# STATED EXERCISE
Word for word, transcribe the lines below and drop the pictures.

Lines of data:
* Begin *

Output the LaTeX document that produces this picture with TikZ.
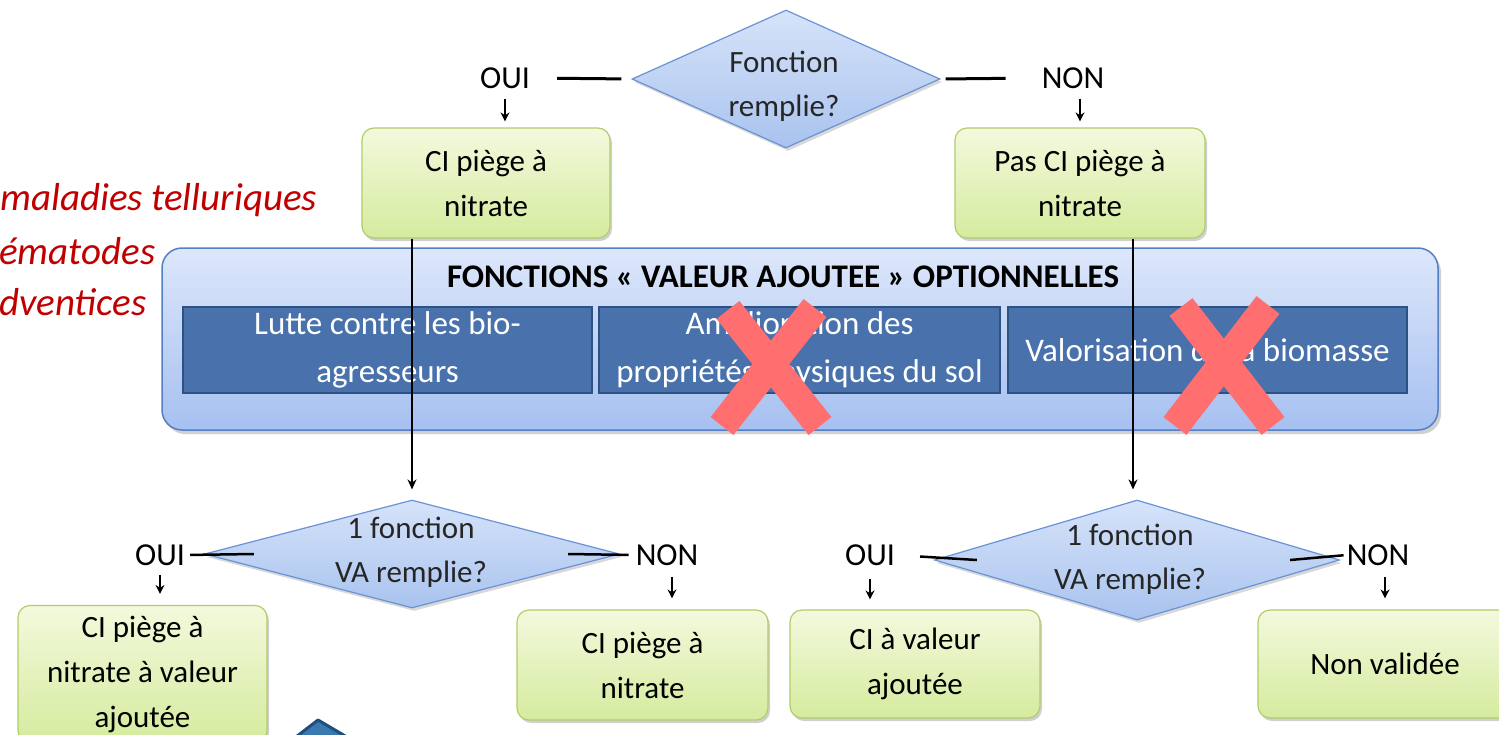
\documentclass[tikz,border=0pt]{standalone}
\usepackage{fontspec}
\setmainfont{Carlito}
\usetikzlibrary{shapes.geometric,arrows.meta,shadows}
\definecolor{gtop}{HTML}{F3F9DD}
\definecolor{gbot}{HTML}{D5EB9E}
\definecolor{gline}{HTML}{B2CC6A}
\definecolor{dtop}{HTML}{D6E3FA}
\definecolor{dbot}{HTML}{A9C3EE}
\definecolor{dline}{HTML}{6A93D6}
\definecolor{ptop}{HTML}{DDE7FB}
\definecolor{pbot}{HTML}{A6C0F0}
\definecolor{pline}{HTML}{557FC4}
\definecolor{ibox}{HTML}{4972AD}
\definecolor{iline}{HTML}{2E5184}
\definecolor{xred}{HTML}{FF6F6F}
\definecolor{tred}{HTML}{C00000}
\definecolor{sblue}{HTML}{3A78B0}
\definecolor{sdark}{HTML}{1E4F7E}
\newcommand\myfs[2]{\fontsize{#1}{#2}\selectfont}
\begin{document}
\begin{tikzpicture}[x=1pt,y=-1pt,
  gbox/.style={draw=gline, line width=1.2pt, rounded corners=12pt, top color=gtop, bottom color=gbot,
    align=center, inner sep=0pt, font=\myfs{31}{45},
    drop shadow={shadow xshift=2pt, shadow yshift=-3pt, opacity=0.3, fill=black!60}},
  dmd/.style={diamond, draw=dline, line width=1.2pt, top color=dtop, bottom color=dbot, inner sep=0pt,
    drop shadow={shadow xshift=2pt, shadow yshift=-3pt, opacity=0.25, fill=black!60}},
  dtext/.style={align=center, inner sep=0pt, font=\myfs{31}{44}, text=black!85},
  lbl/.style={inner sep=0pt, font=\myfs{32}{38}},
  panel/.style={draw=pline, line width=1.5pt, rounded corners=20pt, top color=ptop, bottom color=pbot, inner sep=0pt,
    drop shadow={shadow xshift=3pt, shadow yshift=-4pt, opacity=0.3, fill=black!60}},
  ibx/.style={draw=iline, line width=1.5pt, fill=ibox, text=white, align=center, inner sep=0pt,
    minimum height=86pt, font=\myfs{33}{48}},
  hline/.style={line width=3pt},
  sarr/.style={line width=2.2pt, -{Stealth[length=9pt,width=9pt]}},
  larr/.style={line width=2pt, -{Stealth[length=10pt,width=9pt]}},
  xmark/.style={line width=29pt, xred},
  redtxt/.style={anchor=west, inner sep=0pt, text=tred, font=\itshape\myfs{39}{46}}
]
\useasboundingbox (0,0) rectangle (1499,734);
\clip (0,0) rectangle (1499,734);
\fill[white] (0,0) rectangle (1499,734);

% red side text
\node[redtxt] (r1) at (0,200) {maladies telluriques};
\node[redtxt] (r2) at (-1,251) {ématodes};
\node[redtxt] (r3) at (-1,302) {dventices};

% panel
\node[panel, minimum width=1276pt, minimum height=182pt] (panel) at (800,339) {};
\node[inner sep=0pt, font=\bfseries\myfs{33}{38}] (title) at (783,277) {FONCTIONS «~VALEUR AJOUTEE~» OPTIONNELLES};
\node[ibx, minimum width=409pt] (ib1) at (387.5,350) {Lutte contre les bio-\\agresseurs};
\node[ibx, minimum width=401pt] (ib2) at (799.5,350) {Amélioration des\\propriétés physiques du sol};
\node[ibx, minimum width=399pt] (ib3) at (1207.5,350) {Valorisation de la biomasse};

% top level
\node[dmd, minimum width=308pt, minimum height=138pt] (d1) at (786,79) {};
\node[dtext] (d1t) at (784,86) {Fonction\\remplie?};
\node[lbl] (oui1) at (505,78) {OUI};
\node[lbl] (non1) at (1073,78) {NON};
\node[gbox, minimum width=248pt, minimum height=110pt] (g1) at (486,183) {CI piège à\\nitrate};
\node[gbox, minimum width=250pt, minimum height=110pt] (g2) at (1080,183) {Pas CI piège à\\nitrate};

\draw[hline, shorten <=27pt, shorten >=10pt] (oui1.east) -- (d1.west);
\draw[hline, shorten <=5pt, shorten >=36pt] (d1.east) -- (non1.west);
\draw[sarr, shorten <=10pt, shorten >=6pt] (oui1.south) -- (oui1.south |- g1.north);
\draw[sarr, shorten <=10pt, shorten >=6pt] ([xshift=7pt]non1.south) -- ([xshift=7pt]non1.south |- g2.north);

% second level diamonds
\node[dmd, minimum width=415pt, minimum height=108pt] (d2) at (412,554) {};
\node[dtext] (d2t) at (411,552) {1 fonction\\VA remplie?};
\node[dmd, minimum width=405pt, minimum height=120pt] (d3) at (1137,560) {};
\node[dtext] (d3t) at (1130,559) {1 fonction\\VA remplie?};

% long connectors
\draw[larr, shorten >=10pt] (d2.north |- g1.south) -- (d2.north);
\draw[larr, shorten >=10pt] ([xshift=-4pt]d3.north |- g2.south) -- ([xshift=-4pt]d3.north);

% red crosses
\draw[xmark] (728,310) -- (820,426);
\draw[xmark] (815,308) -- (722,426);
\draw[xmark] (1181,307) -- (1273,426);
\draw[xmark] (1268,305) -- (1175,426);

% bottom labels
\node[lbl] (oui2) at (160,555) {OUI};
\node[lbl] (non2) at (667,555) {NON};
\node[lbl] (oui3) at (870,555) {OUI};
\node[lbl] (non3) at (1378,555) {NON};
\draw[hline, line width=2.5pt, shorten <=5pt] (oui2.east) -- ([xshift=50pt]d2.west);
\draw[hline, line width=2.5pt, shorten >=7pt] ([xshift=-52pt]d2.east) -- (non2.west);
\draw[hline, line width=2.5pt, shorten <=25pt] (oui3.east) -- ([xshift=43pt]d3.west);
\draw[hline, line width=2.5pt, shorten >=3pt] ([xshift=-50pt]d3.east) -- (non3.west);

% bottom boxes
\node[gbox, minimum width=249pt, minimum height=137pt] (g3) at (142.5,674) {CI piège à\\nitrate à valeur\\ajoutée};
\node[gbox, minimum width=251pt, minimum height=110pt] (g4) at (642.5,665) {CI piège à\\nitrate};
\node[gbox, minimum width=250pt, minimum height=108pt] (g5) at (915,664) {CI à valeur\\ajoutée};
\node[gbox, minimum width=254pt, minimum height=108pt] (g6) at (1385,664) {Non validée};

\draw[sarr, shorten <=9pt, shorten >=11pt] (oui2.south) -- (oui2.south |- g3.north);
\draw[sarr, shorten <=11pt, shorten >=11pt] ([xshift=5pt]non2.south) -- ([xshift=5pt]non2.south |- g4.north);
\draw[sarr, shorten <=13pt, shorten >=10pt] (oui3.south) -- (oui3.south |- g5.north);
\draw[sarr, shorten <=11pt, shorten >=11pt] ([xshift=7pt]non3.south) -- ([xshift=7pt]non3.south |- g6.north);

% partial shape at the bottom edge
\filldraw[fill=sblue, draw=sdark, line width=3pt, line join=round] (292,740) -- (318,720) -- (352,740) -- cycle;
\end{tikzpicture}
\end{document}
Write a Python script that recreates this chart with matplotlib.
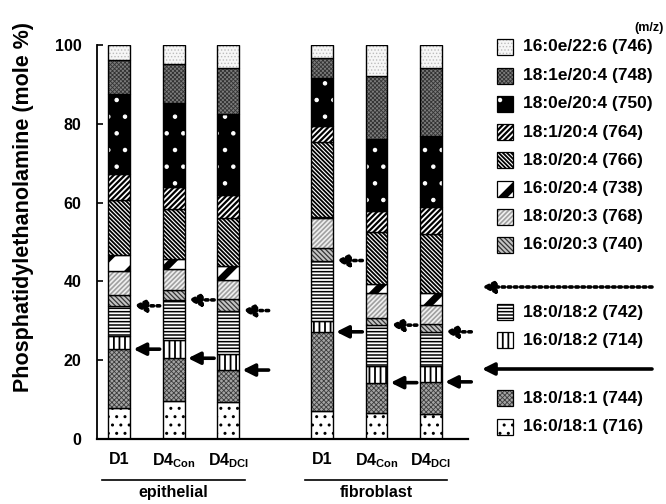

* End *

# TASK OUTPUT
Output the LaTeX document that produces this picture with TikZ.
\documentclass[tikz,border=0pt]{standalone}
\usepackage{fontspec}
\setmainfont{Carlito}
\usetikzlibrary{shapes.geometric,arrows.meta,shadows}
\definecolor{gtop}{HTML}{F3F9DD}
\definecolor{gbot}{HTML}{D5EB9E}
\definecolor{gline}{HTML}{B2CC6A}
\definecolor{dtop}{HTML}{D6E3FA}
\definecolor{dbot}{HTML}{A9C3EE}
\definecolor{dline}{HTML}{6A93D6}
\definecolor{ptop}{HTML}{DDE7FB}
\definecolor{pbot}{HTML}{A6C0F0}
\definecolor{pline}{HTML}{557FC4}
\definecolor{ibox}{HTML}{4972AD}
\definecolor{iline}{HTML}{2E5184}
\definecolor{xred}{HTML}{FF6F6F}
\definecolor{tred}{HTML}{C00000}
\definecolor{sblue}{HTML}{3A78B0}
\definecolor{sdark}{HTML}{1E4F7E}
\newcommand\myfs[2]{\fontsize{#1}{#2}\selectfont}
\begin{document}
\begin{tikzpicture}[x=1pt,y=-1pt,
  gbox/.style={draw=gline, line width=1.2pt, rounded corners=12pt, top color=gtop, bottom color=gbot,
    align=center, inner sep=0pt, font=\myfs{31}{45},
    drop shadow={shadow xshift=2pt, shadow yshift=-3pt, opacity=0.3, fill=black!60}},
  dmd/.style={diamond, draw=dline, line width=1.2pt, top color=dtop, bottom color=dbot, inner sep=0pt,
    drop shadow={shadow xshift=2pt, shadow yshift=-3pt, opacity=0.25, fill=black!60}},
  dtext/.style={align=center, inner sep=0pt, font=\myfs{31}{44}, text=black!85},
  lbl/.style={inner sep=0pt, font=\myfs{32}{38}},
  panel/.style={draw=pline, line width=1.5pt, rounded corners=20pt, top color=ptop, bottom color=pbot, inner sep=0pt,
    drop shadow={shadow xshift=3pt, shadow yshift=-4pt, opacity=0.3, fill=black!60}},
  ibx/.style={draw=iline, line width=1.5pt, fill=ibox, text=white, align=center, inner sep=0pt,
    minimum height=86pt, font=\myfs{33}{48}},
  hline/.style={line width=3pt},
  sarr/.style={line width=2.2pt, -{Stealth[length=9pt,width=9pt]}},
  larr/.style={line width=2pt, -{Stealth[length=10pt,width=9pt]}},
  xmark/.style={line width=29pt, xred},
  redtxt/.style={anchor=west, inner sep=0pt, text=tred, font=\itshape\myfs{39}{46}}
]
\useasboundingbox (0,0) rectangle (1499,734);
\clip (0,0) rectangle (1499,734);
\fill[white] (0,0) rectangle (1499,734);

% red side text
\node[redtxt] (r1) at (0,200) {maladies telluriques};
\node[redtxt] (r2) at (-1,251) {ématodes};
\node[redtxt] (r3) at (-1,302) {dventices};

% panel
\node[panel, minimum width=1276pt, minimum height=182pt] (panel) at (800,339) {};
\node[inner sep=0pt, font=\bfseries\myfs{33}{38}] (title) at (783,277) {FONCTIONS «~VALEUR AJOUTEE~» OPTIONNELLES};
\node[ibx, minimum width=409pt] (ib1) at (387.5,350) {Lutte contre les bio-\\agresseurs};
\node[ibx, minimum width=401pt] (ib2) at (799.5,350) {Amélioration des\\propriétés physiques du sol};
\node[ibx, minimum width=399pt] (ib3) at (1207.5,350) {Valorisation de la biomasse};

% top level
\node[dmd, minimum width=308pt, minimum height=138pt] (d1) at (786,79) {};
\node[dtext] (d1t) at (784,86) {Fonction\\remplie?};
\node[lbl] (oui1) at (505,78) {OUI};
\node[lbl] (non1) at (1073,78) {NON};
\node[gbox, minimum width=248pt, minimum height=110pt] (g1) at (486,183) {CI piège à\\nitrate};
\node[gbox, minimum width=250pt, minimum height=110pt] (g2) at (1080,183) {Pas CI piège à\\nitrate};

\draw[hline, shorten <=27pt, shorten >=10pt] (oui1.east) -- (d1.west);
\draw[hline, shorten <=5pt, shorten >=36pt] (d1.east) -- (non1.west);
\draw[sarr, shorten <=10pt, shorten >=6pt] (oui1.south) -- (oui1.south |- g1.north);
\draw[sarr, shorten <=10pt, shorten >=6pt] ([xshift=7pt]non1.south) -- ([xshift=7pt]non1.south |- g2.north);

% second level diamonds
\node[dmd, minimum width=415pt, minimum height=108pt] (d2) at (412,554) {};
\node[dtext] (d2t) at (411,552) {1 fonction\\VA remplie?};
\node[dmd, minimum width=405pt, minimum height=120pt] (d3) at (1137,560) {};
\node[dtext] (d3t) at (1130,559) {1 fonction\\VA remplie?};

% long connectors
\draw[larr, shorten >=10pt] (d2.north |- g1.south) -- (d2.north);
\draw[larr, shorten >=10pt] ([xshift=-4pt]d3.north |- g2.south) -- ([xshift=-4pt]d3.north);

% red crosses
\draw[xmark] (728,310) -- (820,426);
\draw[xmark] (815,308) -- (722,426);
\draw[xmark] (1181,307) -- (1273,426);
\draw[xmark] (1268,305) -- (1175,426);

% bottom labels
\node[lbl] (oui2) at (160,555) {OUI};
\node[lbl] (non2) at (667,555) {NON};
\node[lbl] (oui3) at (870,555) {OUI};
\node[lbl] (non3) at (1378,555) {NON};
\draw[hline, line width=2.5pt, shorten <=5pt] (oui2.east) -- ([xshift=50pt]d2.west);
\draw[hline, line width=2.5pt, shorten >=7pt] ([xshift=-52pt]d2.east) -- (non2.west);
\draw[hline, line width=2.5pt, shorten <=25pt] (oui3.east) -- ([xshift=43pt]d3.west);
\draw[hline, line width=2.5pt, shorten >=3pt] ([xshift=-50pt]d3.east) -- (non3.west);

% bottom boxes
\node[gbox, minimum width=249pt, minimum height=137pt] (g3) at (142.5,674) {CI piège à\\nitrate à valeur\\ajoutée};
\node[gbox, minimum width=251pt, minimum height=110pt] (g4) at (642.5,665) {CI piège à\\nitrate};
\node[gbox, minimum width=250pt, minimum height=108pt] (g5) at (915,664) {CI à valeur\\ajoutée};
\node[gbox, minimum width=254pt, minimum height=108pt] (g6) at (1385,664) {Non validée};

\draw[sarr, shorten <=9pt, shorten >=11pt] (oui2.south) -- (oui2.south |- g3.north);
\draw[sarr, shorten <=11pt, shorten >=11pt] ([xshift=5pt]non2.south) -- ([xshift=5pt]non2.south |- g4.north);
\draw[sarr, shorten <=13pt, shorten >=10pt] (oui3.south) -- (oui3.south |- g5.north);
\draw[sarr, shorten <=11pt, shorten >=11pt] ([xshift=7pt]non3.south) -- ([xshift=7pt]non3.south |- g6.north);

% partial shape at the bottom edge
\filldraw[fill=sblue, draw=sdark, line width=3pt, line join=round] (292,740) -- (318,720) -- (352,740) -- cycle;
\end{tikzpicture}
\end{document}
Write a Python script that recreates this chart with matplotlib.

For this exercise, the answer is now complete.